You forgot the good part -the random Martin Freeman soft core porno scenes! Why was that in there?!?!?!?

The scene where the kid goes to the airport - I wanted to punch the TV screen. I've never seen anything so cloying in my entire life (besides every other scene in the movie). I feel a little sick thinking about it right now.

Movie Maven said...

Wow, I can't believe I forgot those porno stand-in parts. SO RANDOM. I mean, we all love Martin Freeman, but seriously...what?!?!

Anonymous said...

I actually thought that was the only slightly genuinely funny part of the movie. But then when she was all "All I want for Christmas...is you" I threw up my Junior Mints.

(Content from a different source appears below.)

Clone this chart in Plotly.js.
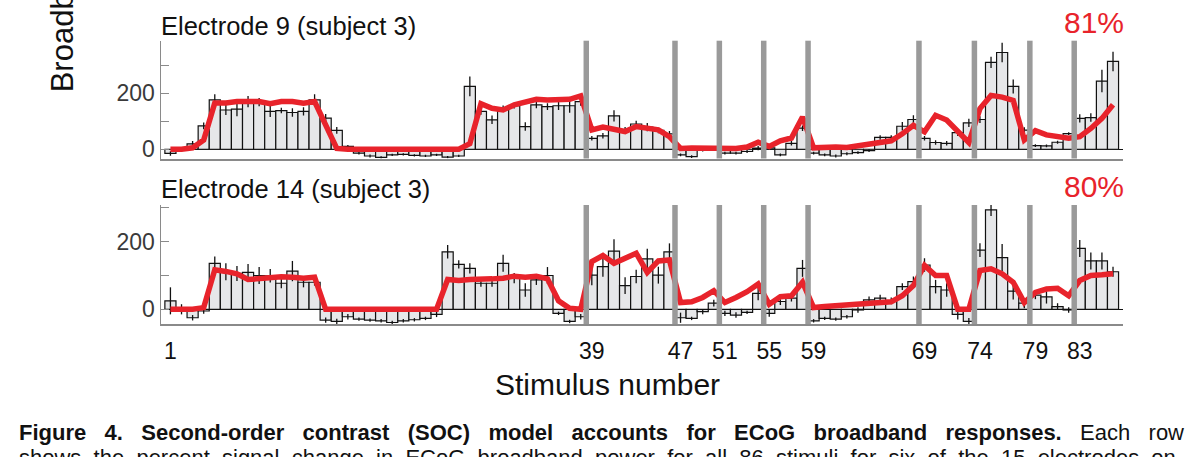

If you want an interesting opinion on this movie, I would suggest reading the NY Times review of it. They're right, this movie is crazy misogynistic.

-Laura

Your Ill-fitting Overcoat said...

Wow, I've never seen this movie but I always had this idea that every person on earth loved it. How wrong I was!

Anonymous said...

Thanks for the read (much more fun than the film). I hate this film too and am heartened to read that I am not alone. It's that awful funeral scene with the Bay City Rollers 'Bye bye baby' that really gets me. That scene alone showed R Curtis was well and truly taking the p*s.